- **Source data**

━━━━━━━━━━━━━━━━━━━━━━━━━━━━━━

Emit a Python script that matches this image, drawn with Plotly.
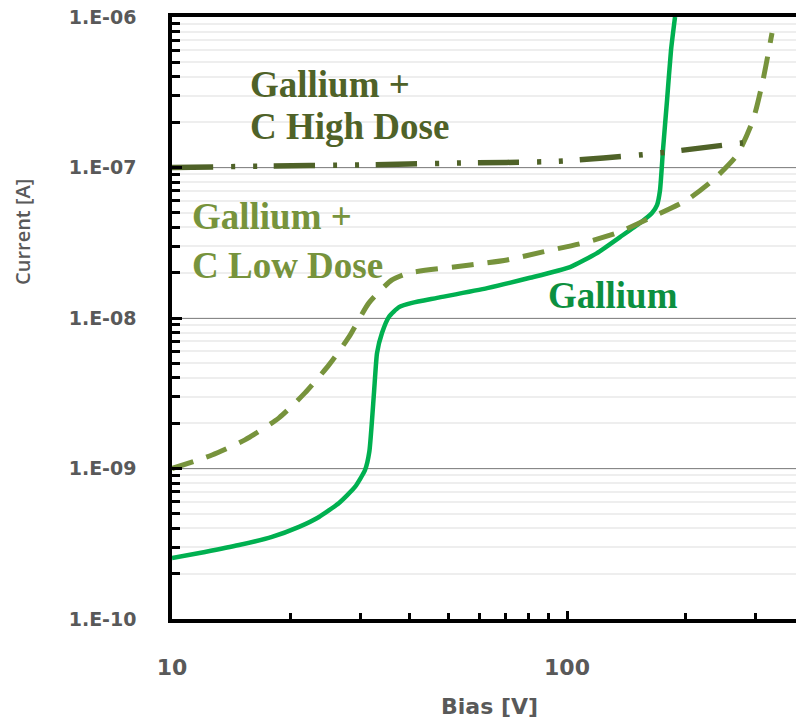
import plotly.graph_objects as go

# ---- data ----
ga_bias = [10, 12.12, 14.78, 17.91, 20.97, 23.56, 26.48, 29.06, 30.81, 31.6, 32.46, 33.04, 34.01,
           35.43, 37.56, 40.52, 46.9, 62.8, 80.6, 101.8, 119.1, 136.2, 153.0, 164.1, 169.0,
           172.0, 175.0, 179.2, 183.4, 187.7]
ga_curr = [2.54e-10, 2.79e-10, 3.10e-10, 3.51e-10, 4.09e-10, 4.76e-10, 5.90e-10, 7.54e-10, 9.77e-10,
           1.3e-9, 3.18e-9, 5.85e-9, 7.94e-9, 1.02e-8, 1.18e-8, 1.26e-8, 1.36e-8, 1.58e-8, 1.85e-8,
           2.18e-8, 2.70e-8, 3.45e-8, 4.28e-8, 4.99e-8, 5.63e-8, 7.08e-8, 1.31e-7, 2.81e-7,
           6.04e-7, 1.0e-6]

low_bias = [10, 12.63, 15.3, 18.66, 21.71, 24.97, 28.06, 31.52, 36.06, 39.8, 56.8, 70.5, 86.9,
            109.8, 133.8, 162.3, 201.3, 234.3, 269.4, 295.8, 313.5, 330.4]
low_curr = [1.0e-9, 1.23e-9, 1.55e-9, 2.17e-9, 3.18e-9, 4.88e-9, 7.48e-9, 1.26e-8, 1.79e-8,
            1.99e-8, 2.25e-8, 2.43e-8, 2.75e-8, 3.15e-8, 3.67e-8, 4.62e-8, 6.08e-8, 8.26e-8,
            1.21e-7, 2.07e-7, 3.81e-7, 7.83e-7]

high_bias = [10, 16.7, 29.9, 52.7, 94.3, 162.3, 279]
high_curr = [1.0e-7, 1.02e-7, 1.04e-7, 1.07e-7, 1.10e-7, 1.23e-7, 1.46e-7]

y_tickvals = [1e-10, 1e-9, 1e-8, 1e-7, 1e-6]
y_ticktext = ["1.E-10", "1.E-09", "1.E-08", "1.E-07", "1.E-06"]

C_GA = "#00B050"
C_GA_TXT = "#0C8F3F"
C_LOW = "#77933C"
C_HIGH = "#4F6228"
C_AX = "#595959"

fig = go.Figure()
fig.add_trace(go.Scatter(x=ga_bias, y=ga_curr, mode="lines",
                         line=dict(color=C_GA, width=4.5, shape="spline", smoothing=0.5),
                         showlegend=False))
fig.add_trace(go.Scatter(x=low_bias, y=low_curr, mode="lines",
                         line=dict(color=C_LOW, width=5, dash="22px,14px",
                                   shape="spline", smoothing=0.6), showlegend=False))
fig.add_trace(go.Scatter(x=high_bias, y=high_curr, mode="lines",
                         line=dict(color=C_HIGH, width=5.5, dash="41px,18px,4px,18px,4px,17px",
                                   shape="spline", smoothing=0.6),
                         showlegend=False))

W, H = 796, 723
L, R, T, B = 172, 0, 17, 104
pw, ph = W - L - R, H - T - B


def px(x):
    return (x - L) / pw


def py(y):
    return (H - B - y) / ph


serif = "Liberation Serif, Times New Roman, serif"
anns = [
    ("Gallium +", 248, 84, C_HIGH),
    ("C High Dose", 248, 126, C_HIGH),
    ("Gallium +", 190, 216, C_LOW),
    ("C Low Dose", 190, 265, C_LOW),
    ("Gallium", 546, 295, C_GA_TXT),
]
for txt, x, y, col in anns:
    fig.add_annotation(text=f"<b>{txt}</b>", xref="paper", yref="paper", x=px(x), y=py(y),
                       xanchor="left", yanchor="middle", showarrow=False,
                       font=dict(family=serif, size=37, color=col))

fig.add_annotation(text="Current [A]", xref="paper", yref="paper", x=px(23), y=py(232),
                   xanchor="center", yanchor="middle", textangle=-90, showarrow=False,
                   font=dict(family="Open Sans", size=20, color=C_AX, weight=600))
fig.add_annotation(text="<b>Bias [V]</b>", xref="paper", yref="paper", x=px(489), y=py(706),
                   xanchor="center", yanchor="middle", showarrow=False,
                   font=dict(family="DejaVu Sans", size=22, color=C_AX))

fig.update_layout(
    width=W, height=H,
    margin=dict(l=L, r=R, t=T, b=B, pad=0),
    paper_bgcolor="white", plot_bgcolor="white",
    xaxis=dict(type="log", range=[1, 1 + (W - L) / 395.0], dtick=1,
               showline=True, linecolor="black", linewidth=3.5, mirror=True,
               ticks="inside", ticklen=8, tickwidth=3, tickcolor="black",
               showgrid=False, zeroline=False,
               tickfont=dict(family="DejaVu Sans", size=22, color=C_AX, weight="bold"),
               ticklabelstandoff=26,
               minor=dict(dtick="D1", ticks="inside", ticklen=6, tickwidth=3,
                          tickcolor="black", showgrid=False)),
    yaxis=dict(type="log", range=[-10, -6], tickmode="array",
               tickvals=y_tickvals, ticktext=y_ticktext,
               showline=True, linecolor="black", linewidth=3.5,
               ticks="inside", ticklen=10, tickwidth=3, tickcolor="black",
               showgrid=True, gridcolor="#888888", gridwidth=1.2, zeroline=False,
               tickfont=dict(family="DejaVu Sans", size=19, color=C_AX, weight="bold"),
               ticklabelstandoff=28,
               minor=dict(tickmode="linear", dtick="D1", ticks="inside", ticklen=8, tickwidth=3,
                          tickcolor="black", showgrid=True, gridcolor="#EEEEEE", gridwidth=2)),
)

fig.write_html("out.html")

━━━━━━━━━━━━━━━━━━━━━━━━━━━━━━

- **Work to complete**
Copy the material above in full and exactly, skipping pictures.

- **Full response**
Emit a Python script that matches this image, drawn with Plotly.
import plotly.graph_objects as go

# ---- data ----
ga_bias = [10, 12.12, 14.78, 17.91, 20.97, 23.56, 26.48, 29.06, 30.81, 31.6, 32.46, 33.04, 34.01,
           35.43, 37.56, 40.52, 46.9, 62.8, 80.6, 101.8, 119.1, 136.2, 153.0, 164.1, 169.0,
           172.0, 175.0, 179.2, 183.4, 187.7]
ga_curr = [2.54e-10, 2.79e-10, 3.10e-10, 3.51e-10, 4.09e-10, 4.76e-10, 5.90e-10, 7.54e-10, 9.77e-10,
           1.3e-9, 3.18e-9, 5.85e-9, 7.94e-9, 1.02e-8, 1.18e-8, 1.26e-8, 1.36e-8, 1.58e-8, 1.85e-8,
           2.18e-8, 2.70e-8, 3.45e-8, 4.28e-8, 4.99e-8, 5.63e-8, 7.08e-8, 1.31e-7, 2.81e-7,
           6.04e-7, 1.0e-6]

low_bias = [10, 12.63, 15.3, 18.66, 21.71, 24.97, 28.06, 31.52, 36.06, 39.8, 56.8, 70.5, 86.9,
            109.8, 133.8, 162.3, 201.3, 234.3, 269.4, 295.8, 313.5, 330.4]
low_curr = [1.0e-9, 1.23e-9, 1.55e-9, 2.17e-9, 3.18e-9, 4.88e-9, 7.48e-9, 1.26e-8, 1.79e-8,
            1.99e-8, 2.25e-8, 2.43e-8, 2.75e-8, 3.15e-8, 3.67e-8, 4.62e-8, 6.08e-8, 8.26e-8,
            1.21e-7, 2.07e-7, 3.81e-7, 7.83e-7]

high_bias = [10, 16.7, 29.9, 52.7, 94.3, 162.3, 279]
high_curr = [1.0e-7, 1.02e-7, 1.04e-7, 1.07e-7, 1.10e-7, 1.23e-7, 1.46e-7]

y_tickvals = [1e-10, 1e-9, 1e-8, 1e-7, 1e-6]
y_ticktext = ["1.E-10", "1.E-09", "1.E-08", "1.E-07", "1.E-06"]

C_GA = "#00B050"
C_GA_TXT = "#0C8F3F"
C_LOW = "#77933C"
C_HIGH = "#4F6228"
C_AX = "#595959"

fig = go.Figure()
fig.add_trace(go.Scatter(x=ga_bias, y=ga_curr, mode="lines",
                         line=dict(color=C_GA, width=4.5, shape="spline", smoothing=0.5),
                         showlegend=False))
fig.add_trace(go.Scatter(x=low_bias, y=low_curr, mode="lines",
                         line=dict(color=C_LOW, width=5, dash="22px,14px",
                                   shape="spline", smoothing=0.6), showlegend=False))
fig.add_trace(go.Scatter(x=high_bias, y=high_curr, mode="lines",
                         line=dict(color=C_HIGH, width=5.5, dash="41px,18px,4px,18px,4px,17px",
                                   shape="spline", smoothing=0.6),
                         showlegend=False))

W, H = 796, 723
L, R, T, B = 172, 0, 17, 104
pw, ph = W - L - R, H - T - B


def px(x):
    return (x - L) / pw


def py(y):
    return (H - B - y) / ph


serif = "Liberation Serif, Times New Roman, serif"
anns = [
    ("Gallium +", 248, 84, C_HIGH),
    ("C High Dose", 248, 126, C_HIGH),
    ("Gallium +", 190, 216, C_LOW),
    ("C Low Dose", 190, 265, C_LOW),
    ("Gallium", 546, 295, C_GA_TXT),
]
for txt, x, y, col in anns:
    fig.add_annotation(text=f"<b>{txt}</b>", xref="paper", yref="paper", x=px(x), y=py(y),
                       xanchor="left", yanchor="middle", showarrow=False,
                       font=dict(family=serif, size=37, color=col))

fig.add_annotation(text="Current [A]", xref="paper", yref="paper", x=px(23), y=py(232),
                   xanchor="center", yanchor="middle", textangle=-90, showarrow=False,
                   font=dict(family="Open Sans", size=20, color=C_AX, weight=600))
fig.add_annotation(text="<b>Bias [V]</b>", xref="paper", yref="paper", x=px(489), y=py(706),
                   xanchor="center", yanchor="middle", showarrow=False,
                   font=dict(family="DejaVu Sans", size=22, color=C_AX))

fig.update_layout(
    width=W, height=H,
    margin=dict(l=L, r=R, t=T, b=B, pad=0),
    paper_bgcolor="white", plot_bgcolor="white",
    xaxis=dict(type="log", range=[1, 1 + (W - L) / 395.0], dtick=1,
               showline=True, linecolor="black", linewidth=3.5, mirror=True,
               ticks="inside", ticklen=8, tickwidth=3, tickcolor="black",
               showgrid=False, zeroline=False,
               tickfont=dict(family="DejaVu Sans", size=22, color=C_AX, weight="bold"),
               ticklabelstandoff=26,
               minor=dict(dtick="D1", ticks="inside", ticklen=6, tickwidth=3,
                          tickcolor="black", showgrid=False)),
    yaxis=dict(type="log", range=[-10, -6], tickmode="array",
               tickvals=y_tickvals, ticktext=y_ticktext,
               showline=True, linecolor="black", linewidth=3.5,
               ticks="inside", ticklen=10, tickwidth=3, tickcolor="black",
               showgrid=True, gridcolor="#888888", gridwidth=1.2, zeroline=False,
               tickfont=dict(family="DejaVu Sans", size=19, color=C_AX, weight="bold"),
               ticklabelstandoff=28,
               minor=dict(tickmode="linear", dtick="D1", ticks="inside", ticklen=8, tickwidth=3,
                          tickcolor="black", showgrid=True, gridcolor="#EEEEEE", gridwidth=2)),
)

fig.write_html("out.html")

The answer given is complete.